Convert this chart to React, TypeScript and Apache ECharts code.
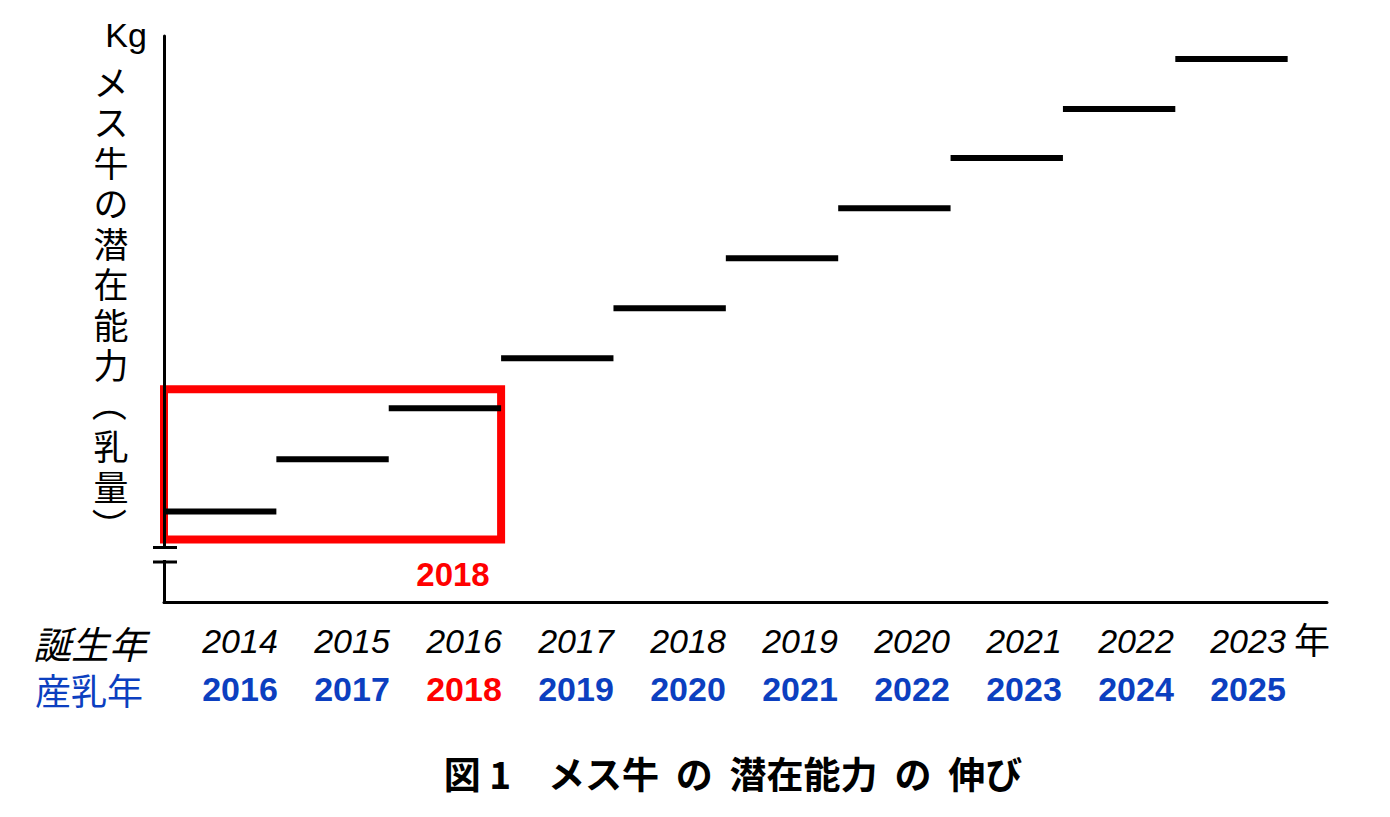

+++

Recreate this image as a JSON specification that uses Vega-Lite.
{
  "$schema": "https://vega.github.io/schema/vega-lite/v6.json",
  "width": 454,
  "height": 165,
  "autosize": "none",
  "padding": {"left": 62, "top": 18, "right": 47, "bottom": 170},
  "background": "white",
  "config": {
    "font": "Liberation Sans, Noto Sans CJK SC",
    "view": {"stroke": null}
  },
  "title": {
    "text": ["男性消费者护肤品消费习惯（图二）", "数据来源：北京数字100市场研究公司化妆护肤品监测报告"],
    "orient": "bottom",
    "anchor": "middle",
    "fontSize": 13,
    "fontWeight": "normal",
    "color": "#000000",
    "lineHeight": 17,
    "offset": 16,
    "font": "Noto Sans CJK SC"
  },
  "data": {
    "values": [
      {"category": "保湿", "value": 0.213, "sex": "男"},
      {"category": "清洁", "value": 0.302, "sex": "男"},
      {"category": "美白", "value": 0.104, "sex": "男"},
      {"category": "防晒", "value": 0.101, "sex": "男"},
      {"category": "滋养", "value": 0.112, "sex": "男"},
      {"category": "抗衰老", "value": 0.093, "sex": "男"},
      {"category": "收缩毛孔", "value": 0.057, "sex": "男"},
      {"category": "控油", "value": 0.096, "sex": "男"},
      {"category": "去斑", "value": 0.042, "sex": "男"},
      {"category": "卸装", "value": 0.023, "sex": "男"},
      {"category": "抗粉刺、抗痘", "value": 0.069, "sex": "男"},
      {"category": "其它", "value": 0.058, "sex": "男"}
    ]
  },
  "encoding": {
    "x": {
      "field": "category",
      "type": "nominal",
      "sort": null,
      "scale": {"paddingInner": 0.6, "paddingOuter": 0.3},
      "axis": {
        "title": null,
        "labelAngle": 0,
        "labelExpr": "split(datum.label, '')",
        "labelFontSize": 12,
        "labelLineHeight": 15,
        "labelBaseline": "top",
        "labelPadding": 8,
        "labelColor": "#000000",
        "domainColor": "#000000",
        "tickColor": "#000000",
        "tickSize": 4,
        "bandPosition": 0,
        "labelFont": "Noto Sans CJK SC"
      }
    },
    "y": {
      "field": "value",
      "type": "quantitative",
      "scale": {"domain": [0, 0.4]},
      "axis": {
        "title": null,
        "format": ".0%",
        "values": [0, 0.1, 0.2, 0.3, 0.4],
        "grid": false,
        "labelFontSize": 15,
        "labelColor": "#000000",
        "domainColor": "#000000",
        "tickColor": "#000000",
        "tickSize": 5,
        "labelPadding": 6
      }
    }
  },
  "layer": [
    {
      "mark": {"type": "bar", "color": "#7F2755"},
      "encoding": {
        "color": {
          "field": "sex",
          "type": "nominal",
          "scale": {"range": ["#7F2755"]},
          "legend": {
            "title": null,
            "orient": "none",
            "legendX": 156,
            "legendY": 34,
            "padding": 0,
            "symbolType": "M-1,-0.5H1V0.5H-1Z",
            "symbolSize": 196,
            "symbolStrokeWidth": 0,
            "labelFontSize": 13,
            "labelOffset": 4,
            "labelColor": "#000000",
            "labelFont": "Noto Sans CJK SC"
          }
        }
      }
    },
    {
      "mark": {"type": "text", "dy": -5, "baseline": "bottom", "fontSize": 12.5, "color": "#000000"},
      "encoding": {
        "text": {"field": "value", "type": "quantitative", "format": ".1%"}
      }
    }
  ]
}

+++

> [EXERCISE TASK]:
Look through the entries above for the word "this". Copy every line where it shows up.

> [WRITTEN ANSWER]:
Convert this chart to React, TypeScript and Apache ECharts code.
Recreate this image as a JSON specification that uses Vega-Lite.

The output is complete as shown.